We reported in January that Scotts Miracle-Gro had entered a guilty plea for knowingly selling bird food they’d poisoned with a pesticide (to prolong its shelf life) and was slapped with a $4.5 million fine. “Too low!” some critics cried. Well, turns out it’s $12.5 mil, with more legal action on its way via angry customers bringing a class action against the company.
From an EPA press release, this is how the fines stack up:
- a $4 million fine and perform community service for eleven criminal violations of the Federal Insecticide, Fungicide, and Rodenticide Act … This is the largest criminal penalty under FIFRA to date.

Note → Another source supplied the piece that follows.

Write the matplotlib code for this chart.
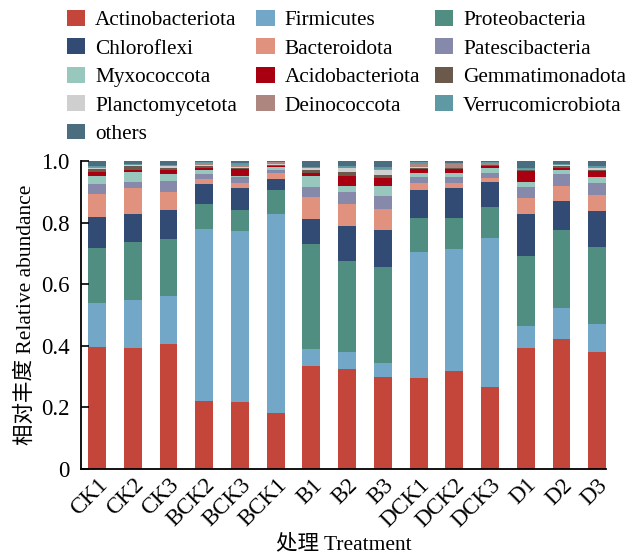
import matplotlib
matplotlib.use("Agg")
import matplotlib.pyplot as plt
from matplotlib.patches import Patch
import numpy as np

samples = ["CK1", "CK2", "CK3", "BCK2", "BCK3", "BCK1", "B1", "B2", "B3",
           "DCK1", "DCK2", "DCK3", "D1", "D2", "D3"]

# relative abundance of each phylum per sample (stacked bottom to top)
actinobacteriota = [0.396, 0.394, 0.407, 0.222, 0.216, 0.181, 0.334, 0.325, 0.300,
                    0.295, 0.317, 0.266, 0.394, 0.423, 0.380]
firmicutes = [0.144, 0.154, 0.156, 0.556, 0.556, 0.648, 0.057, 0.056, 0.043,
              0.411, 0.398, 0.484, 0.069, 0.100, 0.090]
proteobacteria = [0.179, 0.188, 0.182, 0.081, 0.070, 0.077, 0.338, 0.294, 0.314,
                  0.108, 0.100, 0.100, 0.227, 0.252, 0.251]
chloroflexi = [0.098, 0.092, 0.097, 0.065, 0.071, 0.036, 0.082, 0.114, 0.119,
               0.093, 0.097, 0.081, 0.138, 0.094, 0.117]
bacteroidota = [0.075, 0.083, 0.058, 0.018, 0.016, 0.020, 0.072, 0.070, 0.068,
                0.022, 0.018, 0.015, 0.051, 0.051, 0.052]
patescibacteria = [0.033, 0.022, 0.036, 0.015, 0.018, 0.010, 0.034, 0.039, 0.043,
                   0.019, 0.018, 0.016, 0.037, 0.038, 0.040]
myxococcota = [0.026, 0.030, 0.022, 0.012, 0.005, 0.008, 0.033, 0.022, 0.033,
               0.013, 0.014, 0.014, 0.017, 0.011, 0.018]
acidobacteriota = [0.012, 0.008, 0.011, 0.009, 0.022, 0.005, 0.012, 0.032, 0.026,
                   0.014, 0.012, 0.009, 0.033, 0.009, 0.020]
gemmatimonadota = [0.011, 0.011, 0.007, 0.006, 0.003, 0.002, 0.009, 0.011, 0.009,
                   0.003, 0.002, 0.002, 0.003, 0.004, 0.004]
planctomycetota = [0.003, 0.004, 0.006, 0.002, 0.002, 0.002, 0.005, 0.013, 0.016,
                   0.002, 0.002, 0.001, 0.003, 0.004, 0.004]
deinococcota = [0.003, 0.002, 0.003, 0.008, 0.009, 0.006, 0.001, 0.002, 0.002,
                0.010, 0.011, 0.006, 0.001, 0.001, 0.001]
verrucomicrobiota = [0.004, 0.001, 0.002, 0.002, 0.005, 0.001, 0.004, 0.005, 0.007,
                     0.005, 0.003, 0.002, 0.005, 0.002, 0.005]
others = [0.016, 0.011, 0.013, 0.004, 0.007, 0.004, 0.019, 0.017, 0.020,
          0.005, 0.008, 0.004, 0.022, 0.011, 0.018]

phyla = ["Actinobacteriota", "Firmicutes", "Proteobacteria", "Chloroflexi",
         "Bacteroidota", "Patescibacteria", "Myxococcota", "Acidobacteriota",
         "Gemmatimonadota", "Planctomycetota", "Deinococcota",
         "Verrucomicrobiota", "others"]
series = [actinobacteriota, firmicutes, proteobacteria, chloroflexi, bacteroidota,
          patescibacteria, myxococcota, acidobacteriota, gemmatimonadota,
          planctomycetota, deinococcota, verrucomicrobiota, others]
colors = ["#c4453a", "#72a7c8", "#4f8e80", "#324b75", "#e0927e", "#8789ab",
          "#98c7be", "#a80010", "#6b5a4b", "#cfcfcf", "#ae8680", "#5f9aa4",
          "#4a6d80"]

serif = ["Liberation Serif", "Noto Sans CJK SC"]
plt.rcParams["font.family"] = serif

fig = plt.figure(figsize=(6.38, 5.55), dpi=100)
ax = fig.add_axes([0.127, 0.155, 0.823, 0.555])

x = np.arange(len(samples))
bottom = np.zeros(len(samples))
for name, vals, c in zip(phyla, series, colors):
    v = np.array(vals)
    ax.bar(x, v, width=0.5, bottom=bottom, color=c, label=name, linewidth=0)
    bottom += v

ax.set_xlim(-0.45, 14.25)
ax.set_ylim(0, 1.0)
ax.set_yticks([0, 0.2, 0.4, 0.6, 0.8, 1.0])
ax.set_yticklabels(["0", "0.2", "0.4", "0.6", "0.8", "1.0"])
ax.set_xticks(x)
ax.set_xticklabels(samples, rotation=45, ha="right", va="top",
                   rotation_mode="anchor")
ax.tick_params(axis="y", direction="in", length=6, width=1.2, labelsize=16.5, pad=8)
ax.tick_params(axis="x", length=0, labelsize=16.5, pad=4)
for s in ["top", "right"]:
    ax.spines[s].set_visible(False)
for s in ["left", "bottom"]:
    ax.spines[s].set_linewidth(1.3)

ax.set_ylabel("相对丰度 Relative abundance", fontsize=15.5, labelpad=4)
ax.set_xlabel("处理 Treatment", fontsize=15.5, labelpad=2)

# legend: three fixed columns, filled row by row
handles = [Patch(facecolor=c, edgecolor="none") for c in colors]
ncol = 3
col_x = [0.105, 0.402, 0.682]
for col in range(ncol):
    idx = list(range(col, len(phyla), ncol))
    fig.legend([handles[i] for i in idx], [phyla[i] for i in idx],
               loc="upper left", bbox_to_anchor=(col_x[col], 0.982),
               frameon=False, fontsize=15.3, handlelength=0.85,
               handleheight=0.75, handletextpad=0.47, labelspacing=0.39,
               borderpad=0.0, borderaxespad=0.0)

fig.savefig("out.png", dpi=100)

- In a separate civil agreement with the EPA Scotts agreed to pay more than $6 million in penalties and spend $2 million on environmental projects to resolves additional civil pesticide violations. The violations include distributing or selling unregistered, canceled, or misbranded pesticides, including products with inadequate warnings or cautions. This is the largest civil settlement under FIFRA to date.

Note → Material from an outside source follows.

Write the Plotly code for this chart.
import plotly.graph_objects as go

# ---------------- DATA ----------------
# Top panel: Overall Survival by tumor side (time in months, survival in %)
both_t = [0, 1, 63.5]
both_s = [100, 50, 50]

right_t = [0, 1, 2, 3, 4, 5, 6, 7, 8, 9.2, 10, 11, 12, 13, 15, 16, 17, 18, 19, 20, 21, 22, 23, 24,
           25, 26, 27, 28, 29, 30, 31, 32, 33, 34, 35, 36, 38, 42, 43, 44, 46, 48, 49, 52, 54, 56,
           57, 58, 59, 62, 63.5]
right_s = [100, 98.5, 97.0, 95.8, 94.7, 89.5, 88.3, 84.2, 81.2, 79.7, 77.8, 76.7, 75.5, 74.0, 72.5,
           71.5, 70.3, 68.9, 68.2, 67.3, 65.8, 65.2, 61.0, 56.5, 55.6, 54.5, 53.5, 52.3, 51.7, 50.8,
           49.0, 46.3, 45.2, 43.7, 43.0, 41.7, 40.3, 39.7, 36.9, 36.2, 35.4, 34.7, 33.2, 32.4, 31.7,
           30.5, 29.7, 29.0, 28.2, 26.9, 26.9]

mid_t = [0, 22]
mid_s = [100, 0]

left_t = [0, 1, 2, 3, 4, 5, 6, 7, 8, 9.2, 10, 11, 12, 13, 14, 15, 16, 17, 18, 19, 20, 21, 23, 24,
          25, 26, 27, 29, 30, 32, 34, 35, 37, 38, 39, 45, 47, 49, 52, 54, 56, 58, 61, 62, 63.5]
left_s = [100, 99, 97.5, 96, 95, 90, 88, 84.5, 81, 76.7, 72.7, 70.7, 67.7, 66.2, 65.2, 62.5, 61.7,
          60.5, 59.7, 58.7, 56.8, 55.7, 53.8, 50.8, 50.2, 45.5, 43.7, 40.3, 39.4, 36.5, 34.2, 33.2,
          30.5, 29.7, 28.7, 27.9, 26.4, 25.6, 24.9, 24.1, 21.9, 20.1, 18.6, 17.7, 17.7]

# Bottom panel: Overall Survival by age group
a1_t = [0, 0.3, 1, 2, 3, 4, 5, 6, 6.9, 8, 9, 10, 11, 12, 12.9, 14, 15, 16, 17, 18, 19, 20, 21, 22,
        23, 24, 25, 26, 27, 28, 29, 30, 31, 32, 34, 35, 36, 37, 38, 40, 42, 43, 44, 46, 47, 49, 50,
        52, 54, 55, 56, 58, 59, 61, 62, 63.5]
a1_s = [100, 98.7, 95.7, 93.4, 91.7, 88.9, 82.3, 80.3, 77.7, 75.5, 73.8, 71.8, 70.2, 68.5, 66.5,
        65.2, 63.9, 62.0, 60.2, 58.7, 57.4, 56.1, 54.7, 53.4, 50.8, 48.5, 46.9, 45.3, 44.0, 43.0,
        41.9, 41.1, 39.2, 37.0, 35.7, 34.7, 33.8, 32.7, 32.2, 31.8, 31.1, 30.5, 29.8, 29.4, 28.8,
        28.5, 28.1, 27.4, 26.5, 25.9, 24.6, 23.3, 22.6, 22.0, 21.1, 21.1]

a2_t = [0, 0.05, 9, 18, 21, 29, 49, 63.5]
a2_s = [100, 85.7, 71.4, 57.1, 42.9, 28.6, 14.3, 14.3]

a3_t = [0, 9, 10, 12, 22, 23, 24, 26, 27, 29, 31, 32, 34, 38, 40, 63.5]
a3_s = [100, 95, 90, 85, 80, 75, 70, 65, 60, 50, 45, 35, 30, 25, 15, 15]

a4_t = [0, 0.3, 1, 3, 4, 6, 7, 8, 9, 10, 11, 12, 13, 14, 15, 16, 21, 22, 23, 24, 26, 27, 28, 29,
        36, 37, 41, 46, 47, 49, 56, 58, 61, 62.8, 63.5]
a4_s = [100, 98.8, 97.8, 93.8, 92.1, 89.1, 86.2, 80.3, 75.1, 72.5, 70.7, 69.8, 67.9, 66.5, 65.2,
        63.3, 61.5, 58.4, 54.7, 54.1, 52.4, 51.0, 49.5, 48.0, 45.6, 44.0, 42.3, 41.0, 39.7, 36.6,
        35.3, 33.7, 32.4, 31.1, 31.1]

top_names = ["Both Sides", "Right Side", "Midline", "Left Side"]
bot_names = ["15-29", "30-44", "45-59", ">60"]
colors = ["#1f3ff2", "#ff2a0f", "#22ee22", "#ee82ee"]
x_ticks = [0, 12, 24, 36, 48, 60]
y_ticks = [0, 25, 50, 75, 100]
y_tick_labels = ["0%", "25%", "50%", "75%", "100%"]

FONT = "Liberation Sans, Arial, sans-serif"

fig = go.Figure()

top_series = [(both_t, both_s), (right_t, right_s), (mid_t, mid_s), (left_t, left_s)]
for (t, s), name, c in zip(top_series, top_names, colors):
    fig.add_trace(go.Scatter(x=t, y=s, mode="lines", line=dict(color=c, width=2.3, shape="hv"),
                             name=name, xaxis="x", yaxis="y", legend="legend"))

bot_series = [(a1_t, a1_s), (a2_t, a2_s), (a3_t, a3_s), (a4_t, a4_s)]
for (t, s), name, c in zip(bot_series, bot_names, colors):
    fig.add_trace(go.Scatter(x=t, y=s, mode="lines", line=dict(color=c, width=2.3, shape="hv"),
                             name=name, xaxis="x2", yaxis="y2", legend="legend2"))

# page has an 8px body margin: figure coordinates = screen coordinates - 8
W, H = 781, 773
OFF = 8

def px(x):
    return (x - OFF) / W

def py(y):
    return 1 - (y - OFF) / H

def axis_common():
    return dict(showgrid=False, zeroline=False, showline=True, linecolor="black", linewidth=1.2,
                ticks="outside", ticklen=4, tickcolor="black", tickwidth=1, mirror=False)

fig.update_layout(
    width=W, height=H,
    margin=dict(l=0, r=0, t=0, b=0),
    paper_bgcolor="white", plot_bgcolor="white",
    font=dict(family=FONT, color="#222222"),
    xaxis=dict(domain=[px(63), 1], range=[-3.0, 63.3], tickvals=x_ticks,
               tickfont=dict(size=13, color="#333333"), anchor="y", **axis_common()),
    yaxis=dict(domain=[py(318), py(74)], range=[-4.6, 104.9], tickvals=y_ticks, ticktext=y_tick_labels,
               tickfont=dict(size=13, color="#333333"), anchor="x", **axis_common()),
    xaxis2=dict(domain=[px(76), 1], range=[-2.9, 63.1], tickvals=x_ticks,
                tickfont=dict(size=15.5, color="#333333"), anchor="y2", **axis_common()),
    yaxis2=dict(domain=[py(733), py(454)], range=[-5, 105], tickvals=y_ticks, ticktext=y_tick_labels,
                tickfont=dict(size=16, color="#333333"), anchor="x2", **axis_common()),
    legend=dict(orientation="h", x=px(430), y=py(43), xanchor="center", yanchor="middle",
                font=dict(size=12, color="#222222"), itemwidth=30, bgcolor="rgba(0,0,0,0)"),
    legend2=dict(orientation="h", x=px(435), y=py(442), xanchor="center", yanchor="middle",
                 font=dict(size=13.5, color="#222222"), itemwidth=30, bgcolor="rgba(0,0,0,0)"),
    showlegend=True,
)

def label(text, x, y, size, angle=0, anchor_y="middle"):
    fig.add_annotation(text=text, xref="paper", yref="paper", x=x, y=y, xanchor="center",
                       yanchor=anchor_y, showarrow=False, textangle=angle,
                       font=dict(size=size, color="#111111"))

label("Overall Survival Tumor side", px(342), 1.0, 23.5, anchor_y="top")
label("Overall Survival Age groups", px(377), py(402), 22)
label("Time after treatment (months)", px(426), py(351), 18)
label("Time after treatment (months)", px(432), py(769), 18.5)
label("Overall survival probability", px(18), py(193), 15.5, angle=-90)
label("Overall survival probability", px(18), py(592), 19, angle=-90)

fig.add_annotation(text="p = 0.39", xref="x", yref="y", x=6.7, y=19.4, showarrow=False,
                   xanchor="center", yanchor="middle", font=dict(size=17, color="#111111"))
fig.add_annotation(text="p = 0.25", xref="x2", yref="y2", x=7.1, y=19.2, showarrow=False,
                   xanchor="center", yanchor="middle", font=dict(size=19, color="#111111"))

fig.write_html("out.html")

- Scotts will contribute $500,000 to organizations that protect bird habitat, including $100,000 each to the Ohio Audubon’s Important Bird Area Program, the Ohio Department of Natural Resources’ Urban Forestry Program, the Columbus Metro-Parks Bird Habitat Enhancement Program, the Cornell University Ornithology Laboratory, and The Nature Conservancy of Ohio to support the protection of bird populations and habitats through conservation, research, and education.
The EPA adds:
“As the world’s largest marketer of residential use pesticides, Scotts has a special obligation to make certain that it observes the laws governing the sale and use of its products. For having failed to do so, Scotts has been sentenced to pay the largest fine in the history of FIFRA enforcement,” said Ignacia S. Moreno, assistant attorney general for the Environment and Natural Resources Division of the Department of Justice. “The Department of Justice will continue to work with EPA to assure that pesticides applied in homes and on lawns and food are sold and used in compliance with the laws intended to assure their safety.”
Class Action group seeking more members
According to the Safe Lawns blog, “At least a dozen, perhaps more civil lawsuits are in the works against Scotts Miracle Gro as a result of its February 2012 admission that it knowingly tainted bird seed with pesticides that are toxic to birds and otherwise misled pesticide regulators in the sales and labeling of more than 100 products. A class-action lawsuit is being readied and lawyers are aggressively seeking consumers who purchased an estimated 73 million tainted bags of Scotts birdseed between November of 2005 and March of 2008.”
I’d so love to see that header a reality, by GWA members challenging the Scotts “chief environmental officer” when he speaks to them next month at their big meeting in Tucson. You know, when he reassures garden writers of Scotts’ commitment to sustainability, blah-blah-blah, like Scotts reassure its captive audience of garden writers every year over the breakfast they pay for.